For Gabo, film offered a way to energise his abstract forms as a moving image. From his experience with La Chatte, he went on to propose projects with stop animations using multiple drawings to capture transformations of lines and shapes. When played on a screen the forms were to move in rhythm with the accompanying music. Another proposal used the latest sound-film to run multiple photographs of sculptures that would appear to change in time with different styles of music. Gabo’s ideas for abstract films went unrealised due to the technological limitations and prohibitive costs of film-making at the time.

Forces of Nature

Gabo often drew inspiration from the organic forms and natural phenomena around him. He carved in stone to unleash its natural dynamics and later began to experiment with photography to capture patterns in light, affirming that ‘One can create a work of art out of the dirt of the earth or out of the rays of the sun’.

Gabo’s childhood interest in nature intensified when he moved to Cornwall in 1939 at the outbreak of the Second World War. Fascinated by natural systems that determine shapes and forms, Gabo looked to the qualities of crystals, organic growth patterns and the processes of wind and water. He began to express these ‘hidden forces of nature’ using newly available transparent materials to reveal structures in natural and geometrical forms. In St Ives, he developed the technique of winding nylon filament in progressive mathematical patterns across inner sculptural supports fashioned from Perspex.
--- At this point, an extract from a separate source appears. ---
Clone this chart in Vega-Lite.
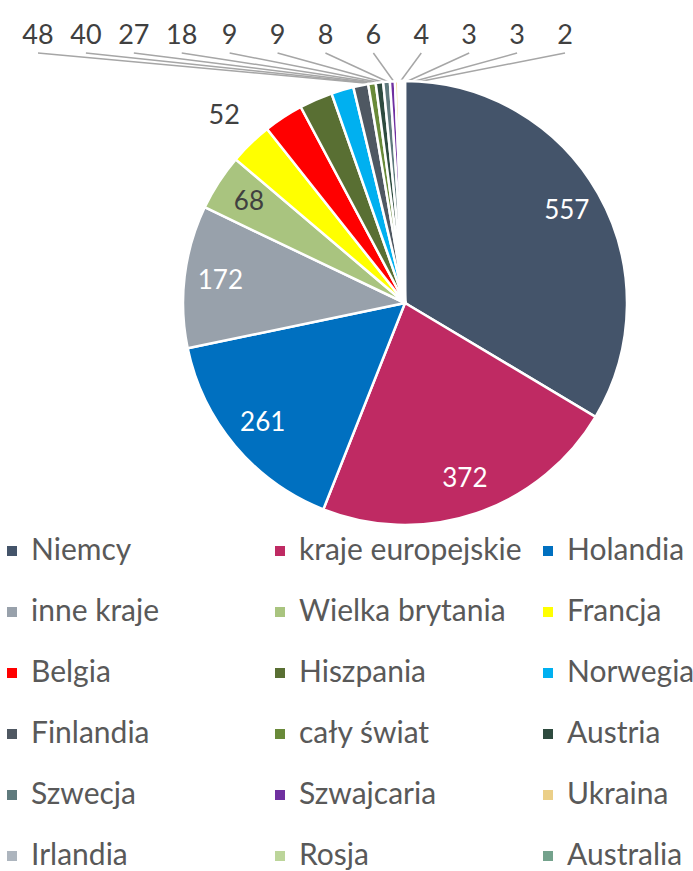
{
  "$schema": "https://vega.github.io/schema/vega-lite/v6.json",
  "width": 693,
  "height": 871,
  "padding": 0,
  "autosize": {"type": "none"},
  "background": "white",
  "config": {"view": {"stroke": null}, "font": "Lato"},
  "data": {
    "values": [
      {"rank": 1, "country": "Niemcy", "value": 557},
      {"rank": 2, "country": "kraje europejskie", "value": 372},
      {"rank": 3, "country": "Holandia", "value": 261},
      {"rank": 4, "country": "inne kraje", "value": 172},
      {"rank": 5, "country": "Wielka brytania", "value": 68},
      {"rank": 6, "country": "Francja", "value": 52},
      {"rank": 7, "country": "Belgia", "value": 48},
      {"rank": 8, "country": "Hiszpania", "value": 40},
      {"rank": 9, "country": "Norwegia", "value": 27},
      {"rank": 10, "country": "Finlandia", "value": 18},
      {"rank": 11, "country": "cały świat", "value": 9},
      {"rank": 12, "country": "Austria", "value": 9},
      {"rank": 13, "country": "Szwecja", "value": 8},
      {"rank": 14, "country": "Szwajcaria", "value": 6},
      {"rank": 15, "country": "Ukraina", "value": 4},
      {"rank": 16, "country": "Irlandia", "value": 3},
      {"rank": 17, "country": "Rosja", "value": 3},
      {"rank": 18, "country": "Australia", "value": 2}
    ]
  },
  "layer": [
    {
      "transform": [{"filter": "datum.value <= 48"}],
      "mark": {"type": "rule", "stroke": "#A6A6A6", "strokeWidth": 1.5},
      "encoding": {
        "x": {"field": "country", "type": "nominal", "scale": {"type": "point", "domain": ["Belgia", "Hiszpania", "Norwegia", "Finlandia", "cały świat", "Austria", "Szwecja", "Szwajcaria", "Ukraina", "Irlandia", "Rosja", "Australia"], "range": [38, 565], "padding": 0}, "axis": null},
        "y": {"value": 53},
        "x2": {"value": 397},
        "y2": {"value": 86}
      }
    },
    {
      "mark": {"type": "arc", "outerRadius": 222, "x": 405, "y": 303, "stroke": "white", "strokeWidth": 2.5},
      "encoding": {
        "theta": {"field": "value", "type": "quantitative", "stack": true},
        "order": {"field": "rank", "type": "quantitative"},
        "color": {
          "field": "country",
          "type": "nominal",
          "sort": null,
          "scale": {
            "domain": ["Niemcy", "kraje europejskie", "Holandia", "inne kraje", "Wielka brytania", "Francja", "Belgia", "Hiszpania", "Norwegia", "Finlandia", "cały świat", "Austria", "Szwecja", "Szwajcaria", "Ukraina", "Irlandia", "Rosja", "Australia"],
            "range": ["#44546A", "#BF2A63", "#0070C0", "#98A1AB", "#A9C47F", "#FFFF00", "#FF0000", "#596F33", "#00B0F0", "#4F5862", "#698A39", "#2E4B3F", "#5F7A7D", "#7030A0", "#EBCF88", "#ADB5BE", "#BCD59A", "#74A28C"]
          },
          "legend": {
            "orient": "none",
            "legendX": -3,
            "legendY": 536,
            "title": null,
            "direction": "horizontal",
            "columns": 3,
            "gridAlign": "all",
            "columnPadding": 11,
            "rowPadding": 31,
            "symbolType": "square",
            "symbolSize": 100,
            "symbolStrokeWidth": 0,
            "labelFont": "Lato",
            "labelFontSize": 30,
            "labelColor": "#595959",
            "labelOffset": 4,
            "labelLimit": 400
          }
        }
      }
    },
    {
      "mark": {"type": "text", "radius": 186, "x": 405, "y": 303, "font": "Lato", "fontSize": 26, "baseline": "middle", "align": "center"},
      "encoding": {
        "theta": {"field": "value", "type": "quantitative", "stack": true},
        "order": {"field": "rank", "type": "quantitative"},
        "text": {"condition": {"test": "datum.value >= 60", "field": "value", "type": "quantitative"}, "value": ""},
        "color": {"condition": {"test": "datum.value > 100", "value": "white"}, "value": "#404040"}
      }
    },
    {
      "mark": {"type": "text", "radius": 260, "x": 405, "y": 303, "font": "Lato", "fontSize": 27, "baseline": "middle", "align": "center", "color": "#404040"},
      "encoding": {
        "theta": {"field": "value", "type": "quantitative", "stack": true},
        "order": {"field": "rank", "type": "quantitative"},
        "text": {"condition": {"test": "datum.country === 'Francja'", "field": "value", "type": "quantitative"}, "value": ""}
      }
    },
    {
      "transform": [{"filter": "datum.value <= 48"}],
      "mark": {"type": "text", "font": "Lato", "fontSize": 27, "baseline": "middle", "align": "center", "color": "#404040"},
      "encoding": {
        "x": {"field": "country", "type": "nominal", "scale": {"type": "point", "domain": ["Belgia", "Hiszpania", "Norwegia", "Finlandia", "cały świat", "Austria", "Szwecja", "Szwajcaria", "Ukraina", "Irlandia", "Rosja", "Australia"], "range": [38, 565], "padding": 0}, "axis": null},
        "y": {"value": 36},
        "text": {"field": "value", "type": "quantitative"}
      }
    }
  ]
}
The strung works transmit motion and light along their threads to reveal dynamism and radiance within their interior form. From these sculptures, Gabo evolved fountain projects and public designs using jets of water to create lines, curves and circular motion. Revolving Torsion, Fountain captures the natural forces and dynamics of spouting water to make moving compositions and visual forms. Combining natural systems with linear structures became characteristic of Gabo’s later work.

Rhythm and Music

Gabo’s experiments in painting and print allowed him to envisage more complex structures than could be created in sculptural form. Introducing a limited palette of colour, he began to explore gradations of tone and light to effect depth, direction and rhythm across the surface. He also motorised some of his paintings, rotating them to induce rhythmic movement within the painted forms and flowing together all the potential aspects of the same image over time.
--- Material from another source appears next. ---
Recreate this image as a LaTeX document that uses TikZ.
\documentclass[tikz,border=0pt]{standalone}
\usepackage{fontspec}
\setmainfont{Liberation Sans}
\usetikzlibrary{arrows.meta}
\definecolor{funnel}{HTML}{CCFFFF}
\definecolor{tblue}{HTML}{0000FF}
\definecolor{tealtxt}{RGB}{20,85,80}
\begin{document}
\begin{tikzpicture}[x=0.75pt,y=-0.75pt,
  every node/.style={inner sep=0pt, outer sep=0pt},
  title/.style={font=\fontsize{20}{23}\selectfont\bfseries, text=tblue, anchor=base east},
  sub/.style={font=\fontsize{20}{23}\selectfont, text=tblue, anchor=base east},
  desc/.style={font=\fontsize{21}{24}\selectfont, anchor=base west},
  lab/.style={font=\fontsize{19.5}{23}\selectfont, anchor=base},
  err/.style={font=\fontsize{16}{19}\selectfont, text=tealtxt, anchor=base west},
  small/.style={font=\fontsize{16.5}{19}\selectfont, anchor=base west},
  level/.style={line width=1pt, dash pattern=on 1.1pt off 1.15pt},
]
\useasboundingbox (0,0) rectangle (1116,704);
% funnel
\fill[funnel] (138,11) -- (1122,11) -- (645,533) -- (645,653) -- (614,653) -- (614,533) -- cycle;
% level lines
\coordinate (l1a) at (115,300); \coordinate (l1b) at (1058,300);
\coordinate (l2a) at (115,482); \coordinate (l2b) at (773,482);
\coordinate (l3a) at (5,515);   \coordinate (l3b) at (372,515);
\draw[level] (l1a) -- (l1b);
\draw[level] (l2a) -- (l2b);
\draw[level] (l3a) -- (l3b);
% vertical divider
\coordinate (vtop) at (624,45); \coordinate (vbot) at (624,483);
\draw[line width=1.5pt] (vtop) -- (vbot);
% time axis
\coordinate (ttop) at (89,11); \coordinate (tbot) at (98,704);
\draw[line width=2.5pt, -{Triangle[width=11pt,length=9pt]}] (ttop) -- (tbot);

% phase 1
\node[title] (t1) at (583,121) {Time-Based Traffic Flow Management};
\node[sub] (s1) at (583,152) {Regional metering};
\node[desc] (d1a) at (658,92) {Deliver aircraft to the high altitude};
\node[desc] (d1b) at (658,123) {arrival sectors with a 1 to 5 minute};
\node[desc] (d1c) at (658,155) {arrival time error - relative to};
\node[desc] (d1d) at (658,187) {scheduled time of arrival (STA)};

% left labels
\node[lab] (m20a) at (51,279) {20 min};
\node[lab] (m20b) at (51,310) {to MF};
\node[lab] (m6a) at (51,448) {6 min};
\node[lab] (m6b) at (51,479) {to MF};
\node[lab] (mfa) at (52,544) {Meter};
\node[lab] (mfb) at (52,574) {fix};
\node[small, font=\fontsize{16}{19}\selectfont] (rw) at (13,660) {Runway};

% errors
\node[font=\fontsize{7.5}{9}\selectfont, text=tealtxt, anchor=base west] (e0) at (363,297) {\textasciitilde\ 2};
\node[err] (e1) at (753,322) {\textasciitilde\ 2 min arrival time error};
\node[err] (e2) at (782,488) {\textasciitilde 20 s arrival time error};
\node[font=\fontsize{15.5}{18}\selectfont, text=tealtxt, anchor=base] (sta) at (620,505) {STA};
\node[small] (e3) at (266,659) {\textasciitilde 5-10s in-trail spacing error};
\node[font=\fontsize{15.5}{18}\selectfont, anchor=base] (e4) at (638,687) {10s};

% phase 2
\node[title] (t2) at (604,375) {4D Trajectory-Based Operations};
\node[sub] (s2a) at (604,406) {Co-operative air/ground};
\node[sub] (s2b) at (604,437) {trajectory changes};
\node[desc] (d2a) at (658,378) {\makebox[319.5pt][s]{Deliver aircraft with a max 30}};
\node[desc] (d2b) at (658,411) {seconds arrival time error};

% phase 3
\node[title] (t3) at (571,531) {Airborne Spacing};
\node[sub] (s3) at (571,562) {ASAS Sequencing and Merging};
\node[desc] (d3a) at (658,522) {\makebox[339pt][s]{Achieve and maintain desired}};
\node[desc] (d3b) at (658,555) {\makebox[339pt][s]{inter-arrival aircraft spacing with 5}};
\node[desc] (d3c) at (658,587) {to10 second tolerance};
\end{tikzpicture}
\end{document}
Gabo regarded music as ‘the highest and the most pure form of abstract art’ and as the ultimate universal language of communication. He understood music as constructed upon a repeated motif and a ‘guiding rhythm’, on which harmonies of changing notes and phrases are built over time. The recurring patterns that hold together individual sounds and notes in music spoke to Gabo’s interest in rhythm, tempo and time. His Opus print series takes the name of a musical term for a sequence of compositions numbered in order of creation. Based on rhythms in poetry and music, Gabo altered the orientation of multiple woodcut impressions to produce variations of a repeated core design.

Living through revolutions, civil unrest and wars of the 20th century, Gabo retained an optimism and idealism in his belief of art to nurture a wounded society towards a progressive and modern future. He later said of his work ‘I have chosen the absoluteness and exactitude of my lines, shapes and forms in the conviction that they are the most immediate medium for my communication to others of the rhythms and the state of mind I would wish the world to be in. This is not only in the material world surrounding us, but also in the mental and spiritual world we carry within us’.